Les chancelleries, elles, observent sans prendre parti.
Mais à huis clos, plusieurs diplomates européens parlent d’un “moment charnière”.
Un test pour la démocratie camerounaise
La situation place le Conseil constitutionnel dans une position délicate.
Sa crédibilité est en jeu : valider une victoire de Biya sans transparence risquerait d’enflammer la rue ; reconnaître celle de Tchiroma serait un séisme politique.
« Le Cameroun est face à un dilemme historique : conserver la stabilité au prix de la légitimité, ou risquer le changement au nom de la démocratie », résume un chercheur du Centre d’Études Africaines de Genève.
Les prochains jours seront donc déterminants, non seulement pour le résultat électoral, mais pour le sens même de la démocratie camerounaise.
Et si Tchiroma n’avait pas vraiment gagné ?

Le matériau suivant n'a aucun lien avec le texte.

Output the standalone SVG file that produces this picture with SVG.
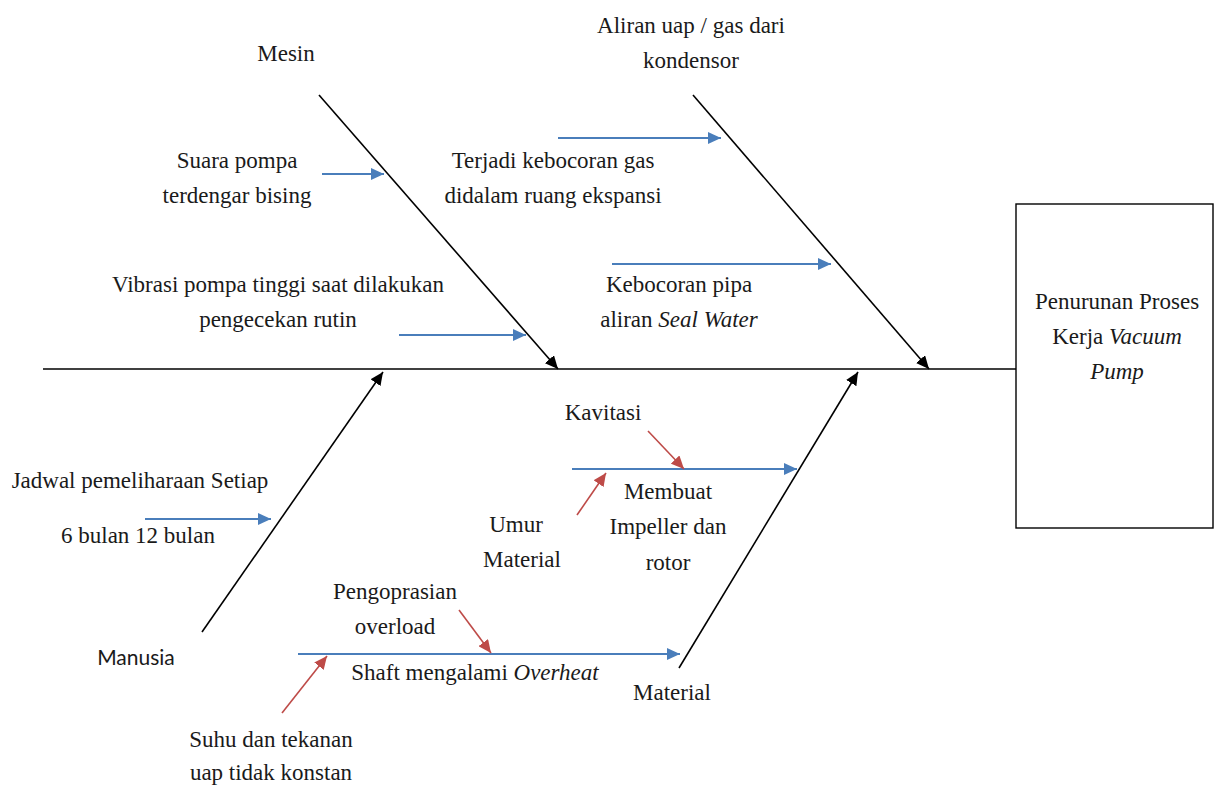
<svg xmlns="http://www.w3.org/2000/svg" width="1214" height="785" viewBox="0 0 1214 785">
<style>
.t{font-family:'Liberation Serif','Times New Roman',Times,serif;font-size:23px;fill:#1a1a1a;text-anchor:middle}
.s{font-family:Lato,'Open Sans',sans-serif;font-size:21px;fill:#1a1a1a;text-anchor:middle}
.bk{stroke:#000;stroke-width:1.6;fill:none}
.bl{stroke:#4A7EBB;stroke-width:1.8;fill:none}
.rd{stroke:#BE4B48;stroke-width:1.6;fill:none}
</style>
<defs>
<marker id="ab" markerUnits="userSpaceOnUse" markerWidth="14" markerHeight="12" refX="13" refY="6" orient="auto"><path d="M0,0 L13,6 L0,12 z" fill="#000"/></marker>
<marker id="abl" markerUnits="userSpaceOnUse" markerWidth="14" markerHeight="12" refX="13" refY="6" orient="auto"><path d="M0,0 L13,6 L0,12 z" fill="#4A7EBB"/></marker>
<marker id="ard" markerUnits="userSpaceOnUse" markerWidth="14" markerHeight="12" refX="13" refY="6" orient="auto"><path d="M0,0 L13,6 L0,12 z" fill="#BE4B48"/></marker>
</defs>
<rect width="1214" height="785" fill="#fff"/>
<g id="connectors">
<line class="bk" x1="43" y1="369" x2="1016" y2="369"/>
<line class="bk" x1="319" y1="95" x2="558" y2="369" marker-end="url(#ab)"/>
<line class="bk" x1="693" y1="95" x2="929" y2="369" marker-end="url(#ab)"/>
<line class="bk" x1="202" y1="632" x2="383" y2="372" marker-end="url(#ab)"/>
<line class="bk" x1="679" y1="668" x2="858" y2="372" marker-end="url(#ab)"/>
<line class="bl" x1="322" y1="174" x2="384" y2="174" marker-end="url(#abl)"/>
<line class="bl" x1="399" y1="335" x2="526" y2="335" marker-end="url(#abl)"/>
<line class="bl" x1="558" y1="138" x2="721" y2="138" marker-end="url(#abl)"/>
<line class="bl" x1="612" y1="264" x2="831" y2="264" marker-end="url(#abl)"/>
<line class="bl" x1="145" y1="519" x2="271" y2="519" marker-end="url(#abl)"/>
<line class="bl" x1="572" y1="469" x2="797" y2="469" marker-end="url(#abl)"/>
<line class="bl" x1="298" y1="654" x2="680" y2="654" marker-end="url(#abl)"/>
<line class="rd" x1="648" y1="431" x2="684" y2="469" marker-end="url(#ard)"/>
<line class="rd" x1="577" y1="515" x2="606" y2="473" marker-end="url(#ard)"/>
<line class="rd" x1="459" y1="610" x2="491" y2="653" marker-end="url(#ard)"/>
<line class="rd" x1="282" y1="713" x2="327" y2="656" marker-end="url(#ard)"/>
</g>
<g id="effect">
<rect x="1016" y="204" width="197" height="324" fill="#fff" stroke="#000" stroke-width="1.4"/>
<text class="t" x="1117" y="309">Penurunan Proses</text>
<text class="t" x="1117" y="344">Kerja <tspan font-style="italic">Vacuum</tspan></text>
<text class="t" x="1117" y="379" font-style="italic">Pump</text>
</g>
<g id="cat-mesin"><text class="t" x="286" y="61">Mesin</text></g>
<g id="cat-aliran"><text class="t" x="691" y="33">Aliran uap / gas dari</text><text class="t" x="691" y="68">kondensor</text></g>
<g id="cat-manusia"><text class="s" x="136" y="665">Manusia</text></g>
<g id="cat-material"><text class="t" x="672" y="700">Material</text></g>
<g id="cause-suara"><text class="t" x="237" y="168">Suara pompa</text><text class="t" x="237" y="203">terdengar bising</text></g>
<g id="cause-vibrasi"><text class="t" x="278" y="292">Vibrasi pompa tinggi saat dilakukan</text><text class="t" x="278" y="327">pengecekan rutin</text></g>
<g id="cause-terjadi"><text class="t" x="553" y="168">Terjadi kebocoran gas</text><text class="t" x="553" y="203">didalam ruang ekspansi</text></g>
<g id="cause-kebocoran"><text class="t" x="679" y="292">Kebocoran pipa</text><text class="t" x="679" y="327">aliran <tspan font-style="italic">Seal Water</tspan></text></g>
<g id="cause-jadwal"><text class="t" x="140" y="488">Jadwal pemeliharaan Setiap</text><text class="t" x="138" y="543">6 bulan 12 bulan</text></g>
<g id="cause-kavitasi"><text class="t" x="603" y="420">Kavitasi</text></g>
<g id="cause-membuat"><text class="t" x="668" y="499">Membuat</text><text class="t" x="668" y="534">Impeller dan</text><text class="t" x="668" y="570">rotor</text></g>
<g id="cause-umur"><text class="t" x="516" y="532">Umur</text><text class="t" x="522" y="567">Material</text></g>
<g id="cause-pengoprasian"><text class="t" x="395" y="599">Pengoprasian</text><text class="t" x="395" y="634">overload</text></g>
<g id="cause-shaft"><text class="t" x="475" y="680">Shaft mengalami <tspan font-style="italic">Overheat</tspan></text></g>
<g id="cause-suhu"><text class="t" x="271" y="747">Suhu dan tekanan</text><text class="t" x="271" y="780">uap tidak konstan</text></g>
</svg>
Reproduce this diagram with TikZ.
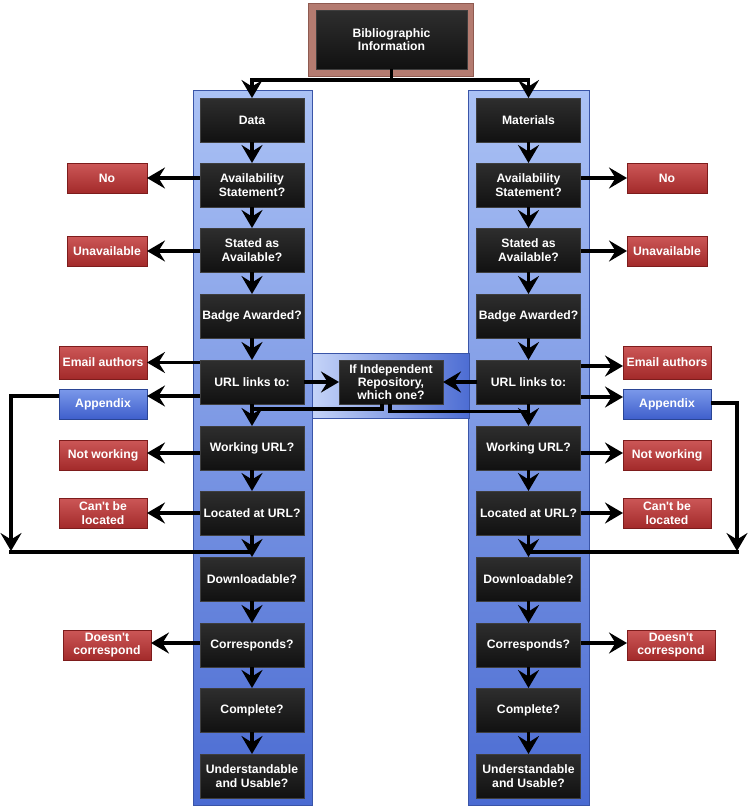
\documentclass[tikz,border=0pt]{standalone}
\usepackage{fontspec}
\setmainfont{Liberation Sans}
\usetikzlibrary{arrows.meta,calc}
\definecolor{blktop}{HTML}{2E2E2E}
\definecolor{blkbot}{HTML}{111111}
\definecolor{blkborder}{HTML}{3E3E3E}
\definecolor{redtop}{HTML}{CC5757}
\definecolor{redbot}{HTML}{A32A2A}
\definecolor{redborder}{HTML}{7D1C1C}
\definecolor{blutop}{HTML}{7B99EA}
\definecolor{blubot}{HTML}{3F5FCC}
\definecolor{bluborder}{HTML}{2A4595}
\definecolor{pantop}{HTML}{ABC2F5}
\definecolor{panbot}{HTML}{4A6BD2}
\definecolor{panborder}{HTML}{3A55A8}
\definecolor{midleft}{HTML}{C5D4F8}
\definecolor{midright}{HTML}{4D6DD3}
\definecolor{bibouter}{HTML}{B47B70}
\definecolor{bibborder}{HTML}{8F5A50}
\begin{document}
\begin{tikzpicture}[x=1pt,y=-1pt,
  txt/.style={font=\bfseries\fontsize{12.2}{13.3}\selectfont, text=white, align=center, inner sep=0pt, outer sep=0pt},
  blk/.style={txt, minimum width=104pt, minimum height=44pt, draw=blkborder, line width=0.8pt, top color=blktop, bottom color=blkbot},
  redbox/.style={txt, minimum width=80pt, minimum height=30pt, draw=redborder, line width=0.8pt, top color=redtop, bottom color=redbot},
  redwide/.style={redbox, minimum width=88pt},
  bluebox/.style={txt, minimum width=88pt, minimum height=30pt, draw=bluborder, line width=0.8pt, top color=blutop, bottom color=blubot},
  panel/.style={draw=panborder, line width=1pt, top color=pantop, bottom color=panbot},
  conn/.style={line width=3.5pt, -{Stealth[length=18pt,width=21pt,inset=6.5pt]}},
  wire/.style={line width=3.5pt},
]
\useasboundingbox (0,0) rectangle (749,809);
\fill[white] (0,0) rectangle (749,809);

% panels
\path[panel] (193,90) rectangle (312,805);
\path[panel] (468,90) rectangle (589,805);
\path[draw=panborder, line width=1pt, left color=midleft, right color=midright] (312,353) rectangle (469,418);

% top box
\path[fill=bibouter, draw=bibborder, line width=0.8pt] (308,3) rectangle (473,76);
\node[blk, minimum width=151pt, minimum height=59pt] (bib) at (391.5,39.5) {Bibliographic\\Information};

% left column
\node[blk] (dL)   at (252,120) {Data};
\node[blk] (avL)  at (252,185) {Availability\\Statement?};
\node[blk] (stL)  at (252,250) {Stated as\\Available?};
\node[blk] (bdL)  at (252,316) {Badge Awarded?};
\node[blk] (urlL) at (252,382) {URL links to:};
\node[blk] (wkL)  at (252,448) {Working URL?};
\node[blk] (loL)  at (252,513) {Located at URL?};
\node[blk] (dnL)  at (252,579) {Downloadable?};
\node[blk] (coL)  at (252,645) {Corresponds?};
\node[blk] (cpL)  at (252,710) {Complete?};
\node[blk] (unL)  at (252,776) {Understandable\\and Usable?};

% right column
\node[blk] (dR)   at (528.5,120) {Materials};
\node[blk] (avR)  at (528.5,185) {Availability\\Statement?};
\node[blk] (stR)  at (528.5,250) {Stated as\\Available?};
\node[blk] (bdR)  at (528.5,316) {Badge Awarded?};
\node[blk] (urlR) at (528.5,382) {URL links to:};
\node[blk] (wkR)  at (528.5,448) {Working URL?};
\node[blk] (loR)  at (528.5,513) {Located at URL?};
\node[blk] (dnR)  at (528.5,579) {Downloadable?};
\node[blk] (coR)  at (528.5,645) {Corresponds?};
\node[blk] (cpR)  at (528.5,710) {Complete?};
\node[blk] (unR)  at (528.5,776) {Understandable\\and Usable?};

% middle
\node[blk] (ifb) at (391,382) {If Independent\\Repository,\\which one?};

% left outcome boxes
\node[redbox]  (noL)  at (107,178) {No};
\node[redbox]  (unaL) at (107,251) {Unavailable};
\node[redwide, minimum height=33pt] (emL) at (103,362.5) {Email authors};
\node[bluebox] (apL)  at (103,404) {Appendix};
\node[redwide] (nwL)  at (103,455) {Not working};
\node[redwide] (clL)  at (103,513) {Can\textquotesingle t be\\located};
\node[redwide] (dcL)  at (107,645) {Doesn\textquotesingle t\\correspond};

% right outcome boxes
\node[redbox]  (noR)  at (667,178) {No};
\node[redbox]  (unaR) at (667,251) {Unavailable};
\node[redwide, minimum height=33pt] (emR) at (667,362.5) {Email authors};
\node[bluebox] (apR)  at (667,404) {Appendix};
\node[redwide] (nwR)  at (667,455) {Not working};
\node[redwide] (clR)  at (667,513) {Can\textquotesingle t be\\located};
\node[redwide] (dcR)  at (671,645) {Doesn\textquotesingle t\\correspond};

% top split
\coordinate (split) at (391.5,80);
\draw[wire] (bib.south) -- (split);
\draw[conn] (split) -| (dL.north);
\draw[conn] (split) -| (dR.north);

% wires from middle box and appendix loops (under arrows)
\coordinate (jL) at (252,409);
\coordinate (jR) at (528.5,411.5);
\draw[wire] ([xshift=-9pt]ifb.south) |- (jL);
\draw[wire] ([xshift=-1pt]ifb.south) |- (jR);

\coordinate (aL1) at (11,396);
\coordinate (aL2) at (11,551);
\coordinate (bL) at (9.25,552);
\draw[conn] (apL.west |- aL1) -- (aL1) -- (aL2);
\draw[wire] (bL) -- (loL.south |- bL);

\coordinate (aR1) at (737,403);
\coordinate (aR2) at (737,551);
\coordinate (bR) at (738.75,552);
\draw[conn] (apR.east |- aR1) -- (aR1) -- (aR2);
\draw[wire] (bR) -- (loR.south |- bR);

% vertical flows
\foreach \c in {L,R}{
  \draw[conn] (d\c) -- (av\c);
  \draw[conn] (av\c) -- (st\c);
  \draw[conn] (st\c) -- (bd\c);
  \draw[conn] (bd\c) -- (url\c);
  \draw[conn] (url\c) -- (wk\c);
  \draw[conn] (wk\c) -- (lo\c);
  \draw[conn] (lo\c) -- (dn\c);
  \draw[conn] (dn\c) -- (co\c);
  \draw[conn] (co\c) -- (cp\c);
  \draw[conn] (cp\c) -- (un\c);
}

% to middle
\draw[conn] (urlL) -- (ifb);
\draw[conn] (urlR) -- (ifb);

% left side outcomes
\draw[conn] (avL.west |- noL.east) -- (noL.east);
\draw[conn] (stL.west |- unaL.east) -- (unaL.east);
\draw[conn] (urlL.west |- emL.east) -- (emL.east);
\draw[conn] (urlL.west |- 0,396) -- (apL.east |- 0,396);
\draw[conn] (wkL.west |- 0,453) -- (nwL.east |- 0,453);
\draw[conn] (loL.west |- clL.east) -- (clL.east);
\draw[conn] (coL.west |- 0,643) -- (dcL.east |- 0,643);

% right side outcomes
\draw[conn] (avR.east |- noR.west) -- (noR.west);
\draw[conn] (stR.east |- unaR.west) -- (unaR.west);
\draw[conn] (urlR.east |- 0,366) -- (emR.west |- 0,366);
\draw[conn] (urlR.east |- 0,397) -- (apR.west |- 0,397);
\draw[conn] (wkR.east |- 0,453) -- (nwR.west |- 0,453);
\draw[conn] (loR.east |- clR.west) -- (clR.west);
\draw[conn] (coR.east |- 0,643) -- (dcR.west |- 0,643);
\end{tikzpicture}
\end{document}
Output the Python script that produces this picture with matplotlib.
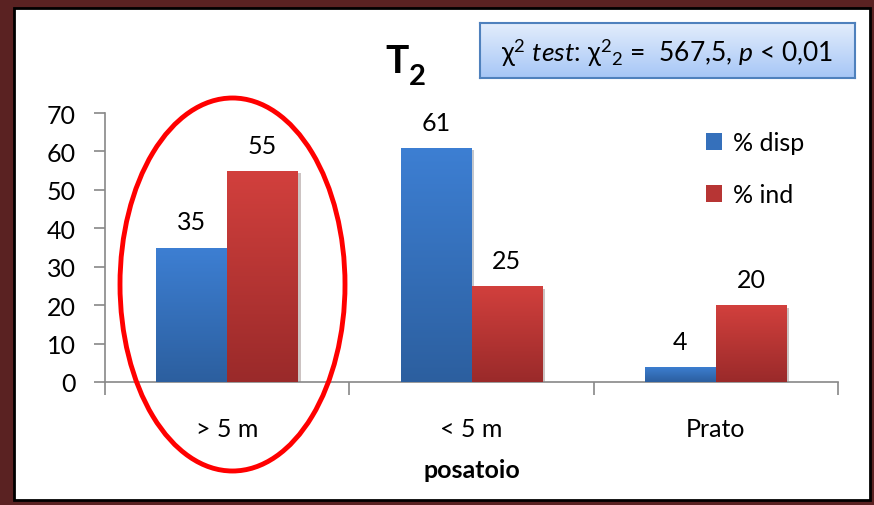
import numpy as np
import matplotlib
matplotlib.use("Agg")
import matplotlib.pyplot as plt
from matplotlib.colors import LinearSegmentedColormap
from matplotlib.patches import Rectangle, Ellipse, Patch
import matplotlib.patheffects as pe

# === Data ===
categories = ["> 5 m", "< 5 m", "Prato"]
pct_disp = [35, 61, 4]
pct_ind = [55, 25, 20]
series_names = ["% disp", "% ind"]

plt.rcParams["font.family"] = ["Lato", "DejaVu Sans"]
plt.rcParams["mathtext.fontset"] = "custom"
plt.rcParams["mathtext.rm"] = "Lato"
plt.rcParams["mathtext.it"] = "Lato:italic"
plt.rcParams["mathtext.bf"] = "Lato:bold"

FS = 18
W, H = 874, 506
fig = plt.figure(figsize=(W / 100, H / 100), dpi=100, facecolor="#5a2222")

def fx(px):
    return px / W

def fy(py):
    return 1 - py / H

# white card with black edge inside the maroon frame
fig.patches.append(Rectangle((fx(14), fy(501)), fx(870) - fx(14), fy(9) - fy(501),
                             transform=fig.transFigure, facecolor="white",
                             edgecolor="black", lw=2, zorder=-5))

ax = fig.add_axes([fx(105), fy(383), fx(838) - fx(105), fy(114) - fy(383)])
ax.set_facecolor("none")

x = np.arange(len(categories))
bw = 0.29
blue_cmap = LinearSegmentedColormap.from_list("b", ["#2c5f9f", "#3d7fd3"])
red_cmap = LinearSegmentedColormap.from_list("r", ["#9a2a2a", "#d2403d"])
grad = np.linspace(0, 1, 256).reshape(-1, 1)

def gradient_bars(xs, vals, cmap, label):
    bars = ax.bar(xs, vals, bw, color=cmap(0.5), label=label, zorder=2,
                  path_effects=[pe.SimplePatchShadow(offset=(2, -2), alpha=0.25), pe.Normal()])
    for b in bars:
        x0, w, h = b.get_x(), b.get_width(), b.get_height()
        im = ax.imshow(grad, cmap=cmap, origin="lower", aspect="auto",
                       extent=(x0, x0 + w, 0, h), zorder=3)
        im.set_clip_path(b)
    return bars

bars_d = gradient_bars(x - bw / 2, pct_disp, blue_cmap, series_names[0])
bars_i = gradient_bars(x + bw / 2, pct_ind, red_cmap, series_names[1])

for bars in (bars_d, bars_i):
    for b in bars:
        ax.annotate(f"{b.get_height():g}", (b.get_x() + b.get_width() / 2, b.get_height()),
                    xytext=(0, 13), textcoords="offset points", ha="center", va="baseline",
                    fontsize=FS, color="black")

ax.set_xlim(-0.5, 2.5)
ax.set_ylim(0, 70)
ax.set_yticks(range(0, 71, 10))
ax.set_xticks([-0.5, 0.5, 1.5, 2.5])
ax.set_xticklabels([])
ax.set_xticks(x, minor=True)
ax.set_xticklabels(categories, minor=True)
ax.tick_params(axis="x", which="minor", length=0, pad=25, labelsize=FS)
ax.tick_params(axis="x", which="major", length=9, color="#888888", width=1.2)
ax.tick_params(axis="y", length=8, color="#888888", width=1.2, labelsize=FS, pad=13)
for s in ("top", "right"):
    ax.spines[s].set_visible(False)
for s in ("left", "bottom"):
    ax.spines[s].set_color("#888888")
    ax.spines[s].set_linewidth(1.2)
ax.set_xlabel("posatoio", fontsize=FS, fontweight="bold", labelpad=13)

# legend
handles = [Patch(facecolor="#3570bb"), Patch(facecolor="#b73534")]
ax.legend(handles, series_names, loc="upper left", frameon=False, fontsize=FS,
          bbox_to_anchor=(fx(683), fy(110)), bbox_transform=fig.transFigure,
          handlelength=0.65, handleheight=0.65, handletextpad=0.45, labelspacing=1.15)

# title T2
fig.text(fx(397), fy(73), "T", fontsize=28, fontweight="bold", ha="center", va="baseline")
fig.text(fx(417), fy(85), "2", fontsize=21, fontweight="bold", ha="center", va="baseline")

# chi-square box
bx = fig.add_axes([fx(480), fy(79), fx(855) - fx(480), fy(24) - fy(79)])
bx.imshow(grad, cmap=LinearSegmentedColormap.from_list("box", ["#a6c6f6", "#e4eefc"]),
          origin="lower", aspect="auto", extent=(0, 1, 0, 1))
bx.set_xticks([])
bx.set_yticks([])
for s in bx.spines.values():
    s.set_color("#4f81bd")
    s.set_linewidth(1.5)
bx.text(0.5, 0.48,
        r"$\mathrm{\chi}^2$ $\mathit{test}$: $\mathrm{\chi}^{2}{}_{2}$ =  567,5, $\mathit{p}$ < 0,01",
        fontsize=19, ha="center", va="center", transform=bx.transAxes)

# highlight ellipse around the first group
fig.patches.append(Ellipse((fx(232.5), fy(285.5)), fx(225), 373 / H, transform=fig.transFigure,
                           facecolor="none", edgecolor="#ff0000", lw=3.5, zorder=10))

fig.savefig("out.png", dpi=100, facecolor=fig.get_facecolor())
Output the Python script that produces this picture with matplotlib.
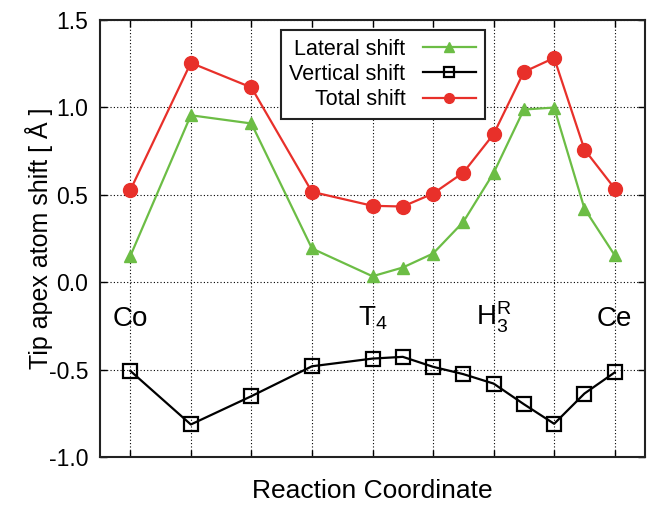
import matplotlib
matplotlib.use("Agg")
import matplotlib.pyplot as plt

plt.rcParams['font.family'] = ['Liberation Sans', 'DejaVu Sans']
plt.rcParams['mathtext.fontset'] = 'custom'
plt.rcParams['mathtext.rm'] = 'Liberation Sans'
plt.rcParams['mathtext.it'] = 'Liberation Sans'

x = [0, 1, 2, 3, 4, 4.5, 5, 5.5, 6, 6.5, 7, 7.5, 8]
lateral = [0.149, 0.955, 0.908, 0.193, 0.034, 0.084, 0.164, 0.345, 0.625, 0.988, 0.999, 0.421, 0.154]
vertical = [-0.507, -0.814, -0.652, -0.481, -0.437, -0.427, -0.484, -0.526, -0.580, -0.698, -0.810, -0.637, -0.516]
total = [0.526, 1.255, 1.114, 0.517, 0.437, 0.433, 0.507, 0.627, 0.847, 1.203, 1.283, 0.759, 0.536]

site_x = [0, 4, 6, 8]
site_labels = ['Co', 'T$_4$', 'H$_3^\\mathrm{R}$', 'Ce']
site_y = -0.25

fig = plt.figure(figsize=(6.47, 5.07), dpi=100)
ax = fig.add_axes([100/647, 1-457/507, 545/647, 437/507])

green = '#6cbd45'
red = '#e8302a'

ax.plot(x, lateral, color=green, lw=1.6, marker='^', ms=9, label='Lateral shift', zorder=3)
ax.plot(x, vertical, color='black', lw=1.6, marker='s', ms=10, mfc='none', mec='black', mew=1.6,
        label='Vertical shift', zorder=3)
ax.plot(x, total, color=red, lw=1.6, marker='o', ms=10, label='Total shift', zorder=3)

for sx, sl in zip(site_x, site_labels):
    ax.text(sx, site_y, sl, ha='center', va='baseline', fontsize=20)

ax.set_xlim(-0.5, 8.5)
ax.set_ylim(-1.0, 1.5)
ax.set_xticks(range(0, 9))
ax.set_xticklabels([])
ax.set_yticks([-1.0, -0.5, 0.0, 0.5, 1.0, 1.5])
ax.set_yticklabels(['-1.0', '-0.5', '0.0', '0.5', '1.0', '1.5'])
ax.tick_params(direction='in', top=True, right=True, length=5, width=1, labelsize=16.5, pad=8.5)
ax.grid(True, linestyle=(0, (1, 2)), color='black', lw=0.8)
for s in ax.spines.values():
    s.set_linewidth(1.5)
    s.set_color('#222222')

ax.set_xlabel('Reaction Coordinate', fontsize=19, labelpad=7)
ax.set_ylabel('Tip apex atom shift [ Å ]', fontsize=18)
ax.yaxis.set_label_coords(-0.086, 0.5)

leg = ax.legend(loc='upper center', bbox_to_anchor=(0.519, 0.977), borderaxespad=0,
                markerfirst=False, fontsize=15.5,
                frameon=True, fancybox=False, edgecolor='#222222', framealpha=1,
                handlelength=2.5, labelspacing=0.2, borderpad=0.4, handletextpad=0.8)
leg.get_frame().set_linewidth(1.5)
for h in leg.legend_handles:
    h.set_markersize(7)

fig.savefig('out.png', dpi=100)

Même si ses chiffres s’avéraient inexacts, la proclamation a déjà un effet durable :
- Elle redonne confiance à une opposition démoralisée ;
- Elle force le débat sur la transparence électorale ;
- Elle fragilise le récit de toute-puissance du régime.
Autrement dit : même une victoire “symbolique” peut devenir politiquement réelle, si elle modifie la perception collective du possible.
Vers une transition ou vers la confrontation ?
À court terme, tout dépendra de la réaction du pouvoir.
S’il choisit la répression, le Cameroun pourrait revivre les scènes de tension de 2018.
S’il opte pour le dialogue, il ouvrirait la voie à une transition politique inédite et probablement à son avantage historique.
Dans les deux cas, le pays est entré dans une nouvelle ère : celle où le pouvoir n’est plus seulement celui qui compte les voix, mais celui qui réussit à convaincre qu’il les détient.
L’après-14 octobre commence maintenant
Issa Tchiroma Bakary n’a peut-être pas encore gagné l’élection, mais il a remporté une autre bataille : celle de la parole.
En brisant le silence, il a contraint le Cameroun à se regarder en face.
Que la victoire soit réelle ou non, une chose est sûre :
le pays ne reviendra pas exactement au statu quo d’hier.